For HRIS and people management: HiBob (Bob) has emerged as a strong Workday alternative for 200–2,000 employee companies. Its UI is genuinely modern, performance and engagement features are built-in, and the people analytics dashboard rivals Workday's reporting at a fraction of the cost.
For payroll-first needs: Ceridian Dayforce and UKG Ready are purpose-built for mid-market payroll and workforce management. Both handle complex pay rules, multi-state compliance, and scheduling — the areas where Gusto and BambooHR fall short.
Treegarden: Enterprise ATS Capability, Mid-Market Price
Treegarden brings AI-generated job descriptions, automated candidate scoring, structured interview workflows, and multi-stage pipeline management to teams that need enterprise-grade recruiting without enterprise-grade complexity or cost. Implementation takes days, not months, and no consultant is required to configure hiring workflows.
Migration Strategy
Moving off Workday — or avoiding it entirely — requires a clear data migration plan. Employee records, historical hiring data, and compliance documentation all need to be transferred cleanly. Most mid-market Workday alternatives offer data migration support, but the quality varies significantly.
A phased approach works best: migrate recruiting and ATS first (highest impact, lowest risk), then HR management, then payroll last (highest risk, most compliance-sensitive). This limits disruption and allows teams to validate each module before moving to the next.
Migration Tip
Export all employee data from Workday before initiating a migration. Workday's data export tools are comprehensive but require planning. Request your full data export early in the sales process with any replacement vendor — this surfaces compatibility issues before you are committed.
Cost Comparison
Workday's annual contract for a 300-person company typically ranges from $150,000 to $350,000 depending on modules selected, plus $50,000–$150,000 for implementation. By contrast, a best-of-breed stack covering ATS (Treegarden), HRIS (HiBob), and payroll (Ceridian) can deliver equivalent functionality for $80,000–$120,000 annually with faster time-to-value.
The ROI case for switching is typically strongest for companies spending more than $1,000 per employee per year on Workday. At that level, even a modest improvement in time-to-hire from a better ATS generates measurable cost savings that offset migration expenses within 12 months.
Vendor Selection Framework for Mid-Market
Selecting a Workday alternative is not just a price decision — it's an architectural decision about how your HR systems will interact for the next 3–5 years.

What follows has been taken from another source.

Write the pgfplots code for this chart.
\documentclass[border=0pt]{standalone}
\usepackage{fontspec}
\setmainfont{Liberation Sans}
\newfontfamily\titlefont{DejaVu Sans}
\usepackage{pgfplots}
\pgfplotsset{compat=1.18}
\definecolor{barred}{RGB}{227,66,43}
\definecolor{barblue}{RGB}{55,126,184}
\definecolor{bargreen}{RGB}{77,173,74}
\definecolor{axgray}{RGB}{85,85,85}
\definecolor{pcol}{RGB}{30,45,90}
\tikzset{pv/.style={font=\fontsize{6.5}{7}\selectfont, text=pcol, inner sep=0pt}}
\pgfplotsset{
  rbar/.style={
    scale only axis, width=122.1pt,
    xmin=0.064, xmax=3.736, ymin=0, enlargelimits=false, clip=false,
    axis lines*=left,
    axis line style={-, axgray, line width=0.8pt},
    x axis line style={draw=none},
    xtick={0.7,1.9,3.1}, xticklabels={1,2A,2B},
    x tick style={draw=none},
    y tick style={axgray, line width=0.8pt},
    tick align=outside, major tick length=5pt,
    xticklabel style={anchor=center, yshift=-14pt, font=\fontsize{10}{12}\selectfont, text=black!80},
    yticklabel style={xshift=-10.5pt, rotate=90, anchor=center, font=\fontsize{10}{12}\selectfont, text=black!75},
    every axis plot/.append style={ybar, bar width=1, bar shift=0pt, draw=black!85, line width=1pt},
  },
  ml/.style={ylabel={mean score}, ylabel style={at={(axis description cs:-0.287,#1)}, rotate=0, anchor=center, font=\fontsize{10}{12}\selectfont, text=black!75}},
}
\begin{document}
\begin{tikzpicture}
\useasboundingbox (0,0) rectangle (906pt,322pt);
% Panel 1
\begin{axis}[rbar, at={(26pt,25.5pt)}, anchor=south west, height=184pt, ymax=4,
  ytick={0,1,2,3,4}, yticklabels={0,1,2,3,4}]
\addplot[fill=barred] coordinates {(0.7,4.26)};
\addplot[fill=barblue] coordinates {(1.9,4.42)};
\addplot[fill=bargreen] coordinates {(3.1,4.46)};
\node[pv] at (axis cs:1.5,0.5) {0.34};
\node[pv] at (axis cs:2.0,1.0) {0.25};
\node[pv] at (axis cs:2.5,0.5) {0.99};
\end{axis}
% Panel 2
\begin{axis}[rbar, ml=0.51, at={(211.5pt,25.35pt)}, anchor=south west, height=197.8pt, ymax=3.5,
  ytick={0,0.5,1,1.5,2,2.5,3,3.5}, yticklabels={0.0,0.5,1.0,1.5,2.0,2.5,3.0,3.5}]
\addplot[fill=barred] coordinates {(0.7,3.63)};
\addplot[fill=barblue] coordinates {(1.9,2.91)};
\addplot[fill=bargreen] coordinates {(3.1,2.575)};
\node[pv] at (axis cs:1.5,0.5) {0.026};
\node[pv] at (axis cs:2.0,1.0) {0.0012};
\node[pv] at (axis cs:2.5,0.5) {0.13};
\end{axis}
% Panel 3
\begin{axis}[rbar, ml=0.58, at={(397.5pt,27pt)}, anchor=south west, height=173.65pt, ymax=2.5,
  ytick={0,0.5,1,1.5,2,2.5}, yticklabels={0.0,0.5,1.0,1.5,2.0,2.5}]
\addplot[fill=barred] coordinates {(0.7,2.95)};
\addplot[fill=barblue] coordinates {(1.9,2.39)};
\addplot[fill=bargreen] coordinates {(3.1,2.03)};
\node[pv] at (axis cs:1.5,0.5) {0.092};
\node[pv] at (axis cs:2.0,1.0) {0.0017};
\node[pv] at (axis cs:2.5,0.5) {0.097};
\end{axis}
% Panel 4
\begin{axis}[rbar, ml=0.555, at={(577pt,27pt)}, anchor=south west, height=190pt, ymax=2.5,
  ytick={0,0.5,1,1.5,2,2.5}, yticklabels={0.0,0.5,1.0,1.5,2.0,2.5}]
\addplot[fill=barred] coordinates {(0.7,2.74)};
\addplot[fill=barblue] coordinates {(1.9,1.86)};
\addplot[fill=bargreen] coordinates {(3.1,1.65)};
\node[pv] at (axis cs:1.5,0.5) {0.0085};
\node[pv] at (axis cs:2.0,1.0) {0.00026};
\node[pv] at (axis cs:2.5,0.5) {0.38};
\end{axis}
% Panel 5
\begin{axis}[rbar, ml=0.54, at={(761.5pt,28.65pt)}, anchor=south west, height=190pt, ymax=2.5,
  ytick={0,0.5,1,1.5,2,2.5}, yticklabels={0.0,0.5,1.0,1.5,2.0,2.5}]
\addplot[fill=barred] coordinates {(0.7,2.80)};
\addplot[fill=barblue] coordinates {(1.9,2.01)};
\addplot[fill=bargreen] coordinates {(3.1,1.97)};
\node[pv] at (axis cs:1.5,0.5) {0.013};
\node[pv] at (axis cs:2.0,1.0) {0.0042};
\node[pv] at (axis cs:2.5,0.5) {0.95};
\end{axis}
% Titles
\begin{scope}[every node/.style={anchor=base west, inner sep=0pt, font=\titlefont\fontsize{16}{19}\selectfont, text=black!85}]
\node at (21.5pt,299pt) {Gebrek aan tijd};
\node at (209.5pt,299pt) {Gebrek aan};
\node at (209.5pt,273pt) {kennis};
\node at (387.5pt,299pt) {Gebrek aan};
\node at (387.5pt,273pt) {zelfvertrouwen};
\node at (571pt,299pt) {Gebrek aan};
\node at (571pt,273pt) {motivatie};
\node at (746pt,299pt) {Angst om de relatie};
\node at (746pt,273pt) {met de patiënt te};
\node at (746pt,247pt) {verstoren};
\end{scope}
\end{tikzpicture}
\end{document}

A framework that accounts for all the key variables prevents regret 18 months post-implementation.
Step 1 — Define must-have vs. nice-to-have modules: Separate the capabilities you genuinely need (ATS, HRIS, payroll integration) from those Workday offers that you rarely used (advanced workforce planning, global compensation modeling, financial consolidation). You're likely to find that 60–70% of your team's actual workflows can be covered by simpler, cheaper tools.

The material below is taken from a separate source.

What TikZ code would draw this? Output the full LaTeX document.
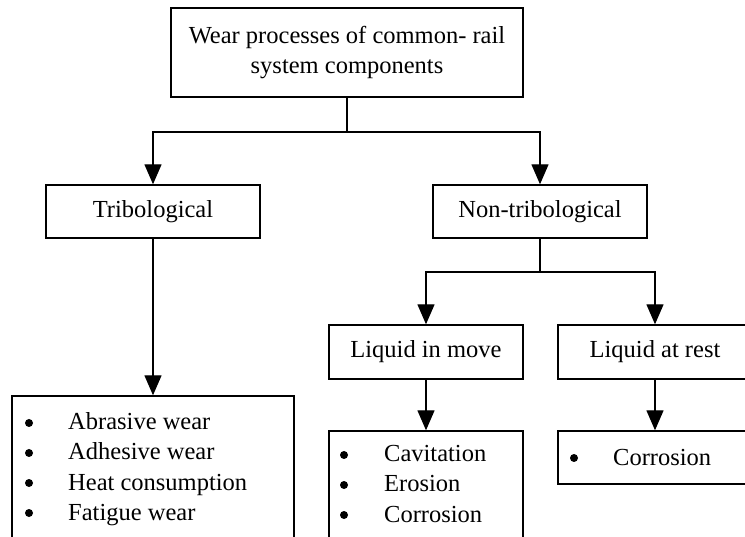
\documentclass[tikz,border=0pt]{standalone}
\usepackage{fontspec}
\setmainfont{Liberation Serif}
\usetikzlibrary{arrows.meta}
\begin{document}
\begin{tikzpicture}[x=1pt,y=-1pt,
  box/.style={draw,line width=1.4pt,rectangle,inner sep=0pt,font=\fontsize{24.5}{29.5}\selectfont,align=center},
  itm/.style={anchor=base west,inner sep=0pt,font=\fontsize{24.5}{29.5}\selectfont},
  bul/.style={circle,fill=black,inner sep=0pt,minimum size=8pt},
  arr/.style={line width=1.4pt,-{Triangle[length=20pt,width=17pt]}},
  ln/.style={line width=1.4pt}]
\useasboundingbox (0,0) rectangle (745,537);
\node[box,minimum width=352pt,minimum height=89pt] (top) at (347,52.5) {Wear processes of common- rail\\system components};
\node[box,minimum width=214pt,minimum height=53pt] (trib) at (153,211.5) {Tribological};
\node[box,minimum width=214pt,minimum height=53pt] (non) at (540,211.5) {Non-tribological};
\node[box,minimum width=282pt,minimum height=149pt] (l1) at (153,470.5) {};
\node[box,minimum width=194pt,minimum height=54pt] (lim) at (426,352) {Liquid in move};
\node[box,minimum width=194pt,minimum height=54pt] (lar) at (655,352) {Liquid at rest};
\node[box,minimum width=194pt,minimum height=114pt] (l2) at (426,488) {};
\node[box,minimum width=194pt,minimum height=53pt] (l3) at (655,457.5) {};
% list items
\node[bul] (b1) at (29,423) {};
\node[itm] (t1) at (68,430) {Abrasive wear};
\node[bul] (b2) at (29,453) {};
\node[itm] (t2) at (68,460) {Adhesive wear};
\node[bul] (b3) at (29,483) {};
\node[itm] (t3) at (68,490) {Heat consumption};
\node[bul] (b4) at (29,513) {};
\node[itm] (t4) at (68,520) {Fatigue wear};
\node[bul] (c1) at (344,455) {};
\node[itm] (d1) at (384,462) {Cavitation};
\node[bul] (c2) at (344,485) {};
\node[itm] (d2) at (384,492) {Erosion};
\node[bul] (c3) at (344,515) {};
\node[itm] (d3) at (384,522) {Corrosion};
\node[bul] (e1) at (574,458) {};
\node[itm] (f1) at (613,465) {Corrosion};
% connectors
\coordinate (j1) at (347,132);
\coordinate (j2) at (540,272);
\draw[ln] (top.south) -- (j1);
\draw[arr] (j1) -| (trib.north);
\draw[arr] (j1) -| (non.north);
\draw[arr] (trib.south) -- (l1.north);
\draw[ln] (non.south) -- (j2);
\draw[arr] (j2) -| (lim.north);
\draw[arr] (j2) -| (lar.north);
\draw[arr] (lim.south) -- (l2.north);
\draw[arr] (lar.south) -- (l3.north);
\end{tikzpicture}
\end{document}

Step 2 — Evaluate implementation timeline and internal resource requirements: Ask every vendor for a realistic implementation timeline, what your team needs to contribute during setup, and what happens if you have no dedicated HRIS administrator. A 6-week implementation that requires 20 hours/week from your HR team is not faster than Workday's 6 months if your HR team has no capacity. Be realistic about your bandwidth.
Step 3 — Reference check from companies of your exact size: Vendor-provided references are always from happy customers. Ask explicitly for references from companies in your size range (not 5,000-person enterprises) and industry. The questions that matter: How long did implementation actually take? What do you wish you knew before signing? How does support respond to complex configuration issues?
What Actually Differentiates Mid-Market HR Platforms in 2026
As the mid-market HR platform space has matured, the functional differentiation between products has compressed. Most platforms now cover the basics competently. The real differentiators in 2026 are: AI quality (how good is the screening, the job description generation, the analytics?), mobile experience (are employees and candidates actually using it on mobile?), and speed of product iteration (is the vendor shipping meaningful improvements quarterly?).
For recruiting-specific capabilities, AI quality is the variable that matters most. A platform with genuinely good candidate scoring — one that identifies high-fit candidates from a pile of 200 applications with meaningful accuracy — reduces recruiter time per hire by 40–60%. That time saving compounds across every hiring cycle. Platforms claiming AI but delivering keyword matching should be differentiated from those with actual machine learning scoring models validated against hire quality outcomes.
Compliance automation is increasingly a differentiator as the regulatory environment tightens. Mid-market companies lack the legal teams that enterprise companies use to manage compliance manually. Platforms that automate EEO-1 reporting, GDPR consent management, right-to-work checks, and pay transparency compliance reduce the risk of violations while reducing the HR team's administrative burden. Evaluate each vendor's compliance feature roadmap explicitly, not just their current state.
Frequently Asked Questions
Why is Workday not suitable for mid-market companies?
Workday is designed for large enterprises with dedicated HR IT teams. Its implementation typically costs $150,000–$500,000 and takes 6–18 months. Mid-market companies with 200–1,000 employees often lack the internal resources to configure, maintain, and optimise a Workday deployment. The result is an expensive system that underperforms against its potential.
What is a good Workday HCM alternative for midmarket?
For recruiting specifically, Treegarden offers enterprise-grade ATS capabilities — AI screening, structured pipelines, multi-board posting — at a mid-market price point. For broader HCM needs including payroll and benefits, platforms like Rippling, HiBob, or Ceridian Dayforce offer Workday-like scope at lower cost and complexity.
How much does Workday cost for a 300-person company?
Workday does not publish list pricing. For a 300-person company, annual contract values typically range from $150,000 to $400,000 depending on which modules are activated. Implementation and configuration costs are additional. Mid-market companies routinely find that comparable functionality is available at 10–20% of Workday's total cost via alternative platforms.
Is there an alternative to Workday that is easier to implement?
Yes. Platforms like Treegarden (for ATS and recruiting), BambooHR (for HR management), and Lattice (for performance management) each cover specific Workday modules at a fraction of the cost and implementation complexity. Most can be deployed in 2–6 weeks versus Workday's typical 6–18 month timeline.
Does Workday have a good applicant tracking system?
Workday Recruiting is a functional ATS that handles job requisitions, pipeline management, offer letters, and compliance reporting. However, its AI capabilities lag behind purpose-built ATS platforms, the UI is complex for hiring managers and candidates, and configuration requires Workday-certified administrators. Teams with heavy recruiting needs often deploy a separate ATS even while running Workday for HR.